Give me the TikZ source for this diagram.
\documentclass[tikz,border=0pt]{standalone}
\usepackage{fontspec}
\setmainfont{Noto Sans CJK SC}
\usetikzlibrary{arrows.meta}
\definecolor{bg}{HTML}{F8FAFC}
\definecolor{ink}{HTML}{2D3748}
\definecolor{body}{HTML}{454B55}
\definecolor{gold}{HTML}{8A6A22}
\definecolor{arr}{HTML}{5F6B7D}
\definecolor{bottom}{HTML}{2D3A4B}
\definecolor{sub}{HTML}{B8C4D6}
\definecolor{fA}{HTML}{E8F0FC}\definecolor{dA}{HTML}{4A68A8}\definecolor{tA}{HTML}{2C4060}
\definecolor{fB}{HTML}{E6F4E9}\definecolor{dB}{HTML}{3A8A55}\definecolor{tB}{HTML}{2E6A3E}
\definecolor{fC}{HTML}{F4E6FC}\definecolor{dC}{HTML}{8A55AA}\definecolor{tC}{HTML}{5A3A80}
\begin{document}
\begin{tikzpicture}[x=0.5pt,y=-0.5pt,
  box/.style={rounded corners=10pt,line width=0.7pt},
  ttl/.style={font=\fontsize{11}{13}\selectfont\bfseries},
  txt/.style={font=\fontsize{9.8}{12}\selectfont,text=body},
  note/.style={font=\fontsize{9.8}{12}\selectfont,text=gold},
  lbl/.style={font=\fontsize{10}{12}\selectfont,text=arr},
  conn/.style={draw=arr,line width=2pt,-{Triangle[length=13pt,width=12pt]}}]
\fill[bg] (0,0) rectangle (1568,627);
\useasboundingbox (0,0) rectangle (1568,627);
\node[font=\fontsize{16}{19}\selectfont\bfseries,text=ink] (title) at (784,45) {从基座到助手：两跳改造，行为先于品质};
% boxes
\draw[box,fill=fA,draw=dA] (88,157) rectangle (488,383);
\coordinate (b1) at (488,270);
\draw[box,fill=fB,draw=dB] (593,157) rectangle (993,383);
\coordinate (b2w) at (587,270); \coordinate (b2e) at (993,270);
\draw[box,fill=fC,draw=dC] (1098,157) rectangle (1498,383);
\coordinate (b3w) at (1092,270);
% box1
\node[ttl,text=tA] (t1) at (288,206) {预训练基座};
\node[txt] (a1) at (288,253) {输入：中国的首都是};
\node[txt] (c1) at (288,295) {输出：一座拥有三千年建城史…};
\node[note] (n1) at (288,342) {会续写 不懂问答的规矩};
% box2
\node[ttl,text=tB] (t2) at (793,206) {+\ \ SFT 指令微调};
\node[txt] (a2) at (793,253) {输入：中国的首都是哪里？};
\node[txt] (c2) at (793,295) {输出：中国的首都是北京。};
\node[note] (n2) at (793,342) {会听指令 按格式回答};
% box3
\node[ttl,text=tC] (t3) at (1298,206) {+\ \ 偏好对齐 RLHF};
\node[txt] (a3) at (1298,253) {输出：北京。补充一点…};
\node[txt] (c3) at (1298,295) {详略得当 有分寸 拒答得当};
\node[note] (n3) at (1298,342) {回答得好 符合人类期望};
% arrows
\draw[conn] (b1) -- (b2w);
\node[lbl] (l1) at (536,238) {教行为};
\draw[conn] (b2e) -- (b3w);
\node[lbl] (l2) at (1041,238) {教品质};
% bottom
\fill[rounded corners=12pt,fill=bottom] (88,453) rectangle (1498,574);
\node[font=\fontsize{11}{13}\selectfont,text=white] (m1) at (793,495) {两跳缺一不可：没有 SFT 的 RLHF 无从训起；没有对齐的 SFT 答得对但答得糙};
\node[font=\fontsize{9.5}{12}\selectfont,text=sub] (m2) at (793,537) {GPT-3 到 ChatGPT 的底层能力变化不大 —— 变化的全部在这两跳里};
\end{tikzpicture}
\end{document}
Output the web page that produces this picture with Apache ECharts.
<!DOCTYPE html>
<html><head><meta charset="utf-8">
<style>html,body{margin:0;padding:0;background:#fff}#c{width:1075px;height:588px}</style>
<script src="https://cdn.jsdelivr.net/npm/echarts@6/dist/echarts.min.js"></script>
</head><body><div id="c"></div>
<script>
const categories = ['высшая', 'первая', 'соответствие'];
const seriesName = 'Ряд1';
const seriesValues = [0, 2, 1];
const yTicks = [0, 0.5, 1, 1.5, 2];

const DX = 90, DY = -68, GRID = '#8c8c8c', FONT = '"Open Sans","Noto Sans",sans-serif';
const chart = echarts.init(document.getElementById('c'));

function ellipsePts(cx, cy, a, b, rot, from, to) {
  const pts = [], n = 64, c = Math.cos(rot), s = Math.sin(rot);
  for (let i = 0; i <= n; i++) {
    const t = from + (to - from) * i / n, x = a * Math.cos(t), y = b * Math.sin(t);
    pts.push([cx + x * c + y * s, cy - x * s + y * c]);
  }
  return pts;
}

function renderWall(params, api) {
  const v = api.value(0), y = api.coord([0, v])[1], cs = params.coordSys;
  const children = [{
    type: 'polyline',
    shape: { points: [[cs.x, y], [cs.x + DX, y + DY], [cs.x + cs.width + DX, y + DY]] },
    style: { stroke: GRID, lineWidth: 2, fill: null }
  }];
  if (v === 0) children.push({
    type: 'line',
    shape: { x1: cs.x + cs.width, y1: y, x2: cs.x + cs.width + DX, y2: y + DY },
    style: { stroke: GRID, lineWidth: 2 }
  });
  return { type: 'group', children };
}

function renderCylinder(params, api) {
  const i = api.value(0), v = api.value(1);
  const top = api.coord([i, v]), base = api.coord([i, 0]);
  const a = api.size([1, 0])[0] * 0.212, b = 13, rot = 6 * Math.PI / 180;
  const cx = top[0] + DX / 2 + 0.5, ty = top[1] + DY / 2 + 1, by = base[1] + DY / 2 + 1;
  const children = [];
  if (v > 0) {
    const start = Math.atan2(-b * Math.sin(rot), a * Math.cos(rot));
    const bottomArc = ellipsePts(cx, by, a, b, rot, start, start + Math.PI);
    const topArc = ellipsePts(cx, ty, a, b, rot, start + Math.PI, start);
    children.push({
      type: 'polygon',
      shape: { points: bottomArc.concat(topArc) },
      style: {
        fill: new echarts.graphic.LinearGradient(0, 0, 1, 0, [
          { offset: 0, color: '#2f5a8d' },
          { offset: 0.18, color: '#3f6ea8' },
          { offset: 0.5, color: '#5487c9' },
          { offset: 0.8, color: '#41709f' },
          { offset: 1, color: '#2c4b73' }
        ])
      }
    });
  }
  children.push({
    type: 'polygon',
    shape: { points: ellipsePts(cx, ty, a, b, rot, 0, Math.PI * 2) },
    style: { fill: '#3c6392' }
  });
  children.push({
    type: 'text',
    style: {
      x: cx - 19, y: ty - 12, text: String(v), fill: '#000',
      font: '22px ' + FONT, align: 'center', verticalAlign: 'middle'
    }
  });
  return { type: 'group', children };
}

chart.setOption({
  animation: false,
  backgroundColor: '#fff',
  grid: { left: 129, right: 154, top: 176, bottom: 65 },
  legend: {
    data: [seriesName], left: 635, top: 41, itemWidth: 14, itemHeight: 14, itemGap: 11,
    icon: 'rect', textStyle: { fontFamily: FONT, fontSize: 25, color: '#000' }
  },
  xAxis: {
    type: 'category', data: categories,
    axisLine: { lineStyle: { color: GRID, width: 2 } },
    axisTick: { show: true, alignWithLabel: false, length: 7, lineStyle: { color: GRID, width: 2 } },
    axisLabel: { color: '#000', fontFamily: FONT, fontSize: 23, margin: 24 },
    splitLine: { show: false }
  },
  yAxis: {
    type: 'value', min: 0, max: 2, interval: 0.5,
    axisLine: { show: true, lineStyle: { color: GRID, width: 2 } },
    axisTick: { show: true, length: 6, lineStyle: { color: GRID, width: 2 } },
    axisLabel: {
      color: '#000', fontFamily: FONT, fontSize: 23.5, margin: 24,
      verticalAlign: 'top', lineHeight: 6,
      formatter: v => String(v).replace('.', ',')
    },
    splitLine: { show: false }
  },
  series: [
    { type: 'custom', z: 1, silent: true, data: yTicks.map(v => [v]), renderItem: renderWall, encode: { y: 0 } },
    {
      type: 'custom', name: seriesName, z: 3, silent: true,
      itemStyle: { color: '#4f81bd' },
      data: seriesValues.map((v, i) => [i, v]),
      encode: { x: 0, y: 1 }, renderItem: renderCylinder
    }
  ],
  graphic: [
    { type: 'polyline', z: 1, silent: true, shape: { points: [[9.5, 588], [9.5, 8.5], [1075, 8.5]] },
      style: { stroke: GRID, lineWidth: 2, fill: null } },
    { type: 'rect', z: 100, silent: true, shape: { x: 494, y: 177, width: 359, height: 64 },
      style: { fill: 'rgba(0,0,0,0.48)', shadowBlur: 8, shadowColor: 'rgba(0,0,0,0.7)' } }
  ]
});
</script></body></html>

[WHAT YOU WILL DO] Output the section opening with the line that has "Output the web" and closing with the line that has "const yTicks = [0, 0.5, 1, 1.5, 2];". Keep both end lines and leave out the rest.

[EXPECTED ANSWER]
Output the web page that produces this picture with Apache ECharts.
<!DOCTYPE html>
<html><head><meta charset="utf-8">
<style>html,body{margin:0;padding:0;background:#fff}#c{width:1075px;height:588px}</style>
<script src="https://cdn.jsdelivr.net/npm/echarts@6/dist/echarts.min.js"></script>
</head><body><div id="c"></div>
<script>
const categories = ['высшая', 'первая', 'соответствие'];
const seriesName = 'Ряд1';
const seriesValues = [0, 2, 1];
const yTicks = [0, 0.5, 1, 1.5, 2];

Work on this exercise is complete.